The Brahms performance is something of a classic, and it’s one that has been reissued a number of times, the last being on Biddulph LAB093 in a transfer by Ward Marston. Comparison between the two shows the wide range of transfer aesthetics to be encountered in a busy reissue market place, especially one in which the majors seem to have fast lost commitment to pre-1945 material.

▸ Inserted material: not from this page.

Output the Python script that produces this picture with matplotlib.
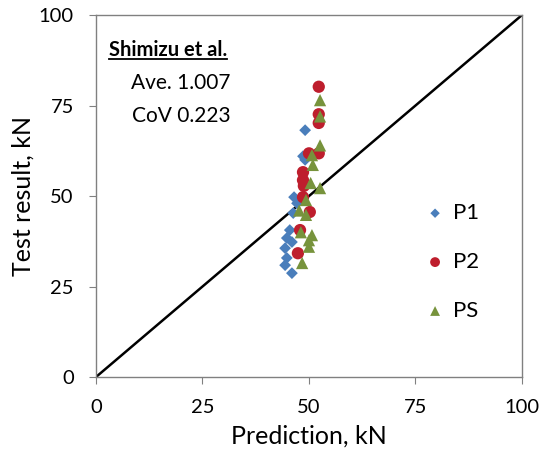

Put simply Biddulph preserves the lightness of the original with resultant shellac crackle – surface noise with a quite open, aerated sound - whereas Pristine Audio has gone in for noise suppression to a considerably more widespread degree. Shellac rustle is suppressed and the focus is on the middle frequencies. So there is rather a boomy, big sound here, rather rugged and tending almost to the chamber orchestra in sonority. There’s an occasional hint of aggressive harshness to the first violin of Alphonse Onnou though this isn’t habitual. The effect is to convert the characteristic lightness of bowing of the group into something rather heavier and less flexibly coloured.

I am sure that many will welcome the fine work in removing the extraneous shellac crackle but to my ears the Biddulph more accurately reflects the sonority of the performers. The short playing time is reflected in Pristine Sound’s price structure.